Supplied material »

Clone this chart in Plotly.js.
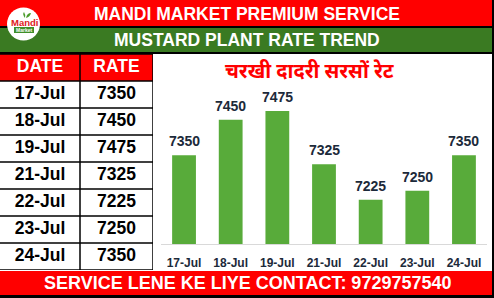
<!DOCTYPE html>
<html>
<head>
<meta charset="utf-8">
<script src="https://cdn.plot.ly/plotly-3.0.1.min.js"></script>
<style>
html,body{margin:0;padding:0;background:#fff;}
#chart{width:494px;height:298px;}
</style>
</head>
<body>
<div id="chart"></div>
<script>
// ---- data ----
const dates = ['17-Jul','18-Jul','19-Jul','21-Jul','22-Jul','23-Jul','24-Jul'];
const rates = [7350, 7450, 7475, 7325, 7225, 7250, 7350];
const tableHeaders = ['DATE', 'RATE'];
const headerTitle = 'MANDI MARKET PREMIUM SERVICE';
const subTitle = 'MUSTARD PLANT RATE TREND';
const chartTitle = 'चरखी दादरी सरसों रेट';
const footerText = 'SERVICE LENE KE LIYE CONTACT: 9729757540';

// ---- helpers (pixel -> paper) ----
const W = 494, H = 298;
const X = p => p / W;
const Y = p => 1 - p / H;
const FONT = 'Liberation Sans, Arial, sans-serif';
const RED = '#ff0000', GREEN = '#3a7a22', NAVY = '#1c2a3a';

// table geometry (style only): column widths in px
const colWidths = [80, 73];
const colCenters = [colWidths[0] / 2, colWidths[0] + colWidths[1] / 2];
const tableW = colWidths[0] + colWidths[1];
const nRows = dates.length + 1;

function rect(x0, y0, x1, y1, fill, layer) {
  return {type: 'rect', xref: 'paper', yref: 'paper', x0: X(x0), x1: X(x1), y0: Y(y1), y1: Y(y0),
          fillcolor: fill, line: {width: 0}, layer: layer || 'below'};
}

const shapes = [
  rect(0, 0, 494, 26.5, RED),
  rect(0, 26, 494, 28, '#000'),
  rect(0, 28, 494, 52, GREEN),
  rect(0, 52, 494, 54, '#000'),
  rect(0, 271, 494, 295, RED),
  rect(0, 295, 494, 298, '#000'),
  rect(492, 0, 494, 298, '#000'),
  // logo
  {type: 'circle', xref: 'paper', yref: 'paper', x0: X(7), x1: X(40), y0: Y(40.5), y1: Y(7.5),
   fillcolor: '#fff', line: {width: 0}, layer: 'above'},
  {type: 'path', xref: 'paper', yref: 'paper', layer: 'above', fillcolor: '#4a9a2a', line: {width: 0},
   path: `M ${X(25)} ${Y(18)} Q ${X(22)} ${Y(14)} ${X(24)} ${Y(12)} Q ${X(26)} ${Y(15)} ${X(25)} ${Y(18)} Z`},
  {type: 'path', xref: 'paper', yref: 'paper', layer: 'above', fillcolor: '#4a9a2a', line: {width: 0},
   path: `M ${X(26)} ${Y(18)} Q ${X(27)} ${Y(13)} ${X(31)} ${Y(13)} Q ${X(30)} ${Y(17)} ${X(26)} ${Y(18)} Z`},
  {type: 'rect', xref: 'paper', yref: 'paper', layer: 'above', x0: X(14), x1: X(34), y0: Y(33), y1: Y(27),
   fillcolor: '#3f8f2a', line: {width: 0}}
];

// table shapes on x2/y2 (row index scale)
shapes.push({type: 'rect', xref: 'x2', yref: 'y2', x0: 0, x1: tableW, y0: -0.5, y1: 0.5,
             fillcolor: RED, line: {width: 0}, layer: 'below'});
for (let r = 0; r <= nRows; r++) {
  shapes.push({type: 'line', xref: 'x2', yref: 'y2', x0: 0, x1: tableW, y0: r - 0.5, y1: r - 0.5,
               line: {color: '#000', width: 1.5}, layer: 'above'});
}
[colWidths[0], tableW].forEach(xv => {
  shapes.push({type: 'line', xref: 'x2', yref: 'y2', x0: xv, x1: xv, y0: -0.5, y1: nRows - 0.5,
               line: {color: '#000', width: 1.5}, layer: 'above'});
});

const annotations = [
  {text: '<b>' + headerTitle + '</b>', x: X(247), y: Y(13.5)},
  {text: '<b>' + subTitle + '</b>', x: X(247), y: Y(40)},
  {text: '<b>' + footerText + '</b>', x: X(247), y: Y(283), size: 18},
].map(a => ({text: a.text, x: a.x, y: a.y, xref: 'paper', yref: 'paper', xanchor: 'center', yanchor: 'middle',
            showarrow: false, font: {family: FONT, size: a.size || 17.5, color: '#fff'}}));

annotations.push(
  {text: '<b>' + chartTitle + '</b>', x: X(310), y: Y(72), xref: 'paper', yref: 'paper',
   xanchor: 'center', yanchor: 'middle', showarrow: false,
   font: {family: 'Noto Sans Devanagari, Noto Sans, sans-serif', size: 20, color: RED}},
  {text: '<b>Mandi</b>', x: X(24), y: Y(22.5), xref: 'paper', yref: 'paper', showarrow: false,
   xanchor: 'center', yanchor: 'middle', font: {family: FONT, size: 9.5, color: '#e0201c'}},
  {text: '<b>Market</b>', x: X(24), y: Y(30), xref: 'paper', yref: 'paper', showarrow: false,
   xanchor: 'center', yanchor: 'middle', font: {family: FONT, size: 5, color: '#fff'}}
);

// data labels above bars
dates.forEach((d, i) => {
  annotations.push({text: '<b>' + rates[i] + '</b>', x: d, y: rates[i], xref: 'x', yref: 'y',
    xanchor: 'center', yanchor: 'middle', yshift: 14, showarrow: false,
    font: {family: FONT, size: 14, color: NAVY}});
});

const rowIdx = dates.map((d, i) => i + 1);

const traces = [
  // table header text
  {
    type: 'scatter', mode: 'text', xaxis: 'x2', yaxis: 'y2',
    x: colCenters, y: [0, 0], text: tableHeaders,
    textposition: 'middle center',
    textfont: {family: FONT, size: 17.5, color: '#fff', weight: 'bold'},
    hoverinfo: 'skip', cliponaxis: false
  },
  // table date column
  {
    type: 'scatter', mode: 'text', xaxis: 'x2', yaxis: 'y2',
    x: dates.map(() => colCenters[0]), y: rowIdx, text: dates,
    textposition: 'middle center',
    textfont: {family: FONT, size: 17.5, color: '#000', weight: 'bold'},
    hoverinfo: 'skip', cliponaxis: false
  },
  // table rate column
  {
    type: 'scatter', mode: 'text', xaxis: 'x2', yaxis: 'y2',
    x: rates.map(() => colCenters[1]), y: rowIdx, text: rates.map(String),
    textposition: 'middle center',
    textfont: {family: FONT, size: 17.5, color: '#000', weight: 'bold'},
    hoverinfo: 'skip', cliponaxis: false
  },
  {
    type: 'bar', x: dates, y: rates,
    marker: {color: '#58ab3a', line: {width: 0}},
    hoverinfo: 'skip'
  }
];

const layout = {
  width: W, height: H,
  margin: {l: 0, r: 0, t: 0, b: 0, pad: 0},
  paper_bgcolor: '#fff', plot_bgcolor: 'rgba(0,0,0,0)',
  showlegend: false,
  bargap: 0.49,
  xaxis: {
    type: 'category', domain: [X(160.7), X(487.3)], range: [-0.5, 6.5],
    showline: true, linecolor: '#d9d9d9', linewidth: 1,
    ticks: '', showgrid: false, zeroline: false, fixedrange: true,
    ticklabelstandoff: 8,
    tickfont: {family: FONT, size: 12, color: NAVY, weight: 'bold'}
  },
  yaxis: {
    domain: [Y(244), Y(95)], range: [7100, 7520],
    visible: false, showgrid: false, zeroline: false, fixedrange: true
  },
  xaxis2: {
    domain: [0, X(tableW)], range: [0, tableW], anchor: 'y2',
    visible: false, showgrid: false, zeroline: false, fixedrange: true
  },
  yaxis2: {
    domain: [Y(54 + nRows * 27), Y(54)], range: [nRows - 0.5, -0.5], anchor: 'x2',
    visible: false, showgrid: false, zeroline: false, fixedrange: true
  },
  shapes: shapes,
  annotations: annotations
};

Plotly.newPlot('chart', traces, layout, {staticPlot: true, displayModeBar: false});
</script>
</body>
</html>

Written request » Copy the data character for character, but drop all pictures from the copy.

Exercise result »
Clone this chart in Plotly.js.
<!DOCTYPE html>
<html>
<head>
<meta charset="utf-8">
<script src="https://cdn.plot.ly/plotly-3.0.1.min.js"></script>
<style>
html,body{margin:0;padding:0;background:#fff;}
#chart{width:494px;height:298px;}
</style>
</head>
<body>
<div id="chart"></div>
<script>
// ---- data ----
const dates = ['17-Jul','18-Jul','19-Jul','21-Jul','22-Jul','23-Jul','24-Jul'];
const rates = [7350, 7450, 7475, 7325, 7225, 7250, 7350];
const tableHeaders = ['DATE', 'RATE'];
const headerTitle = 'MANDI MARKET PREMIUM SERVICE';
const subTitle = 'MUSTARD PLANT RATE TREND';
const chartTitle = 'चरखी दादरी सरसों रेट';
const footerText = 'SERVICE LENE KE LIYE CONTACT: 9729757540';

// ---- helpers (pixel -> paper) ----
const W = 494, H = 298;
const X = p => p / W;
const Y = p => 1 - p / H;
const FONT = 'Liberation Sans, Arial, sans-serif';
const RED = '#ff0000', GREEN = '#3a7a22', NAVY = '#1c2a3a';

// table geometry (style only): column widths in px
const colWidths = [80, 73];
const colCenters = [colWidths[0] / 2, colWidths[0] + colWidths[1] / 2];
const tableW = colWidths[0] + colWidths[1];
const nRows = dates.length + 1;

function rect(x0, y0, x1, y1, fill, layer) {
  return {type: 'rect', xref: 'paper', yref: 'paper', x0: X(x0), x1: X(x1), y0: Y(y1), y1: Y(y0),
          fillcolor: fill, line: {width: 0}, layer: layer || 'below'};
}

const shapes = [
  rect(0, 0, 494, 26.5, RED),
  rect(0, 26, 494, 28, '#000'),
  rect(0, 28, 494, 52, GREEN),
  rect(0, 52, 494, 54, '#000'),
  rect(0, 271, 494, 295, RED),
  rect(0, 295, 494, 298, '#000'),
  rect(492, 0, 494, 298, '#000'),
  // logo
  {type: 'circle', xref: 'paper', yref: 'paper', x0: X(7), x1: X(40), y0: Y(40.5), y1: Y(7.5),
   fillcolor: '#fff', line: {width: 0}, layer: 'above'},
  {type: 'path', xref: 'paper', yref: 'paper', layer: 'above', fillcolor: '#4a9a2a', line: {width: 0},
   path: `M ${X(25)} ${Y(18)} Q ${X(22)} ${Y(14)} ${X(24)} ${Y(12)} Q ${X(26)} ${Y(15)} ${X(25)} ${Y(18)} Z`},
  {type: 'path', xref: 'paper', yref: 'paper', layer: 'above', fillcolor: '#4a9a2a', line: {width: 0},
   path: `M ${X(26)} ${Y(18)} Q ${X(27)} ${Y(13)} ${X(31)} ${Y(13)} Q ${X(30)} ${Y(17)} ${X(26)} ${Y(18)} Z`},
  {type: 'rect', xref: 'paper', yref: 'paper', layer: 'above', x0: X(14), x1: X(34), y0: Y(33), y1: Y(27),
   fillcolor: '#3f8f2a', line: {width: 0}}
];

// table shapes on x2/y2 (row index scale)
shapes.push({type: 'rect', xref: 'x2', yref: 'y2', x0: 0, x1: tableW, y0: -0.5, y1: 0.5,
             fillcolor: RED, line: {width: 0}, layer: 'below'});
for (let r = 0; r <= nRows; r++) {
  shapes.push({type: 'line', xref: 'x2', yref: 'y2', x0: 0, x1: tableW, y0: r - 0.5, y1: r - 0.5,
               line: {color: '#000', width: 1.5}, layer: 'above'});
}
[colWidths[0], tableW].forEach(xv => {
  shapes.push({type: 'line', xref: 'x2', yref: 'y2', x0: xv, x1: xv, y0: -0.5, y1: nRows - 0.5,
               line: {color: '#000', width: 1.5}, layer: 'above'});
});

const annotations = [
  {text: '<b>' + headerTitle + '</b>', x: X(247), y: Y(13.5)},
  {text: '<b>' + subTitle + '</b>', x: X(247), y: Y(40)},
  {text: '<b>' + footerText + '</b>', x: X(247), y: Y(283), size: 18},
].map(a => ({text: a.text, x: a.x, y: a.y, xref: 'paper', yref: 'paper', xanchor: 'center', yanchor: 'middle',
            showarrow: false, font: {family: FONT, size: a.size || 17.5, color: '#fff'}}));

annotations.push(
  {text: '<b>' + chartTitle + '</b>', x: X(310), y: Y(72), xref: 'paper', yref: 'paper',
   xanchor: 'center', yanchor: 'middle', showarrow: false,
   font: {family: 'Noto Sans Devanagari, Noto Sans, sans-serif', size: 20, color: RED}},
  {text: '<b>Mandi</b>', x: X(24), y: Y(22.5), xref: 'paper', yref: 'paper', showarrow: false,
   xanchor: 'center', yanchor: 'middle', font: {family: FONT, size: 9.5, color: '#e0201c'}},
  {text: '<b>Market</b>', x: X(24), y: Y(30), xref: 'paper', yref: 'paper', showarrow: false,
   xanchor: 'center', yanchor: 'middle', font: {family: FONT, size: 5, color: '#fff'}}
);

// data labels above bars
dates.forEach((d, i) => {
  annotations.push({text: '<b>' + rates[i] + '</b>', x: d, y: rates[i], xref: 'x', yref: 'y',
    xanchor: 'center', yanchor: 'middle', yshift: 14, showarrow: false,
    font: {family: FONT, size: 14, color: NAVY}});
});

const rowIdx = dates.map((d, i) => i + 1);

const traces = [
  // table header text
  {
    type: 'scatter', mode: 'text', xaxis: 'x2', yaxis: 'y2',
    x: colCenters, y: [0, 0], text: tableHeaders,
    textposition: 'middle center',
    textfont: {family: FONT, size: 17.5, color: '#fff', weight: 'bold'},
    hoverinfo: 'skip', cliponaxis: false
  },
  // table date column
  {
    type: 'scatter', mode: 'text', xaxis: 'x2', yaxis: 'y2',
    x: dates.map(() => colCenters[0]), y: rowIdx, text: dates,
    textposition: 'middle center',
    textfont: {family: FONT, size: 17.5, color: '#000', weight: 'bold'},
    hoverinfo: 'skip', cliponaxis: false
  },
  // table rate column
  {
    type: 'scatter', mode: 'text', xaxis: 'x2', yaxis: 'y2',
    x: rates.map(() => colCenters[1]), y: rowIdx, text: rates.map(String),
    textposition: 'middle center',
    textfont: {family: FONT, size: 17.5, color: '#000', weight: 'bold'},
    hoverinfo: 'skip', cliponaxis: false
  },
  {
    type: 'bar', x: dates, y: rates,
    marker: {color: '#58ab3a', line: {width: 0}},
    hoverinfo: 'skip'
  }
];

const layout = {
  width: W, height: H,
  margin: {l: 0, r: 0, t: 0, b: 0, pad: 0},
  paper_bgcolor: '#fff', plot_bgcolor: 'rgba(0,0,0,0)',
  showlegend: false,
  bargap: 0.49,
  xaxis: {
    type: 'category', domain: [X(160.7), X(487.3)], range: [-0.5, 6.5],
    showline: true, linecolor: '#d9d9d9', linewidth: 1,
    ticks: '', showgrid: false, zeroline: false, fixedrange: true,
    ticklabelstandoff: 8,
    tickfont: {family: FONT, size: 12, color: NAVY, weight: 'bold'}
  },
  yaxis: {
    domain: [Y(244), Y(95)], range: [7100, 7520],
    visible: false, showgrid: false, zeroline: false, fixedrange: true
  },
  xaxis2: {
    domain: [0, X(tableW)], range: [0, tableW], anchor: 'y2',
    visible: false, showgrid: false, zeroline: false, fixedrange: true
  },
  yaxis2: {
    domain: [Y(54 + nRows * 27), Y(54)], range: [nRows - 0.5, -0.5], anchor: 'x2',
    visible: false, showgrid: false, zeroline: false, fixedrange: true
  },
  shapes: shapes,
  annotations: annotations
};

Plotly.newPlot('chart', traces, layout, {staticPlot: true, displayModeBar: false});
</script>
</body>
</html>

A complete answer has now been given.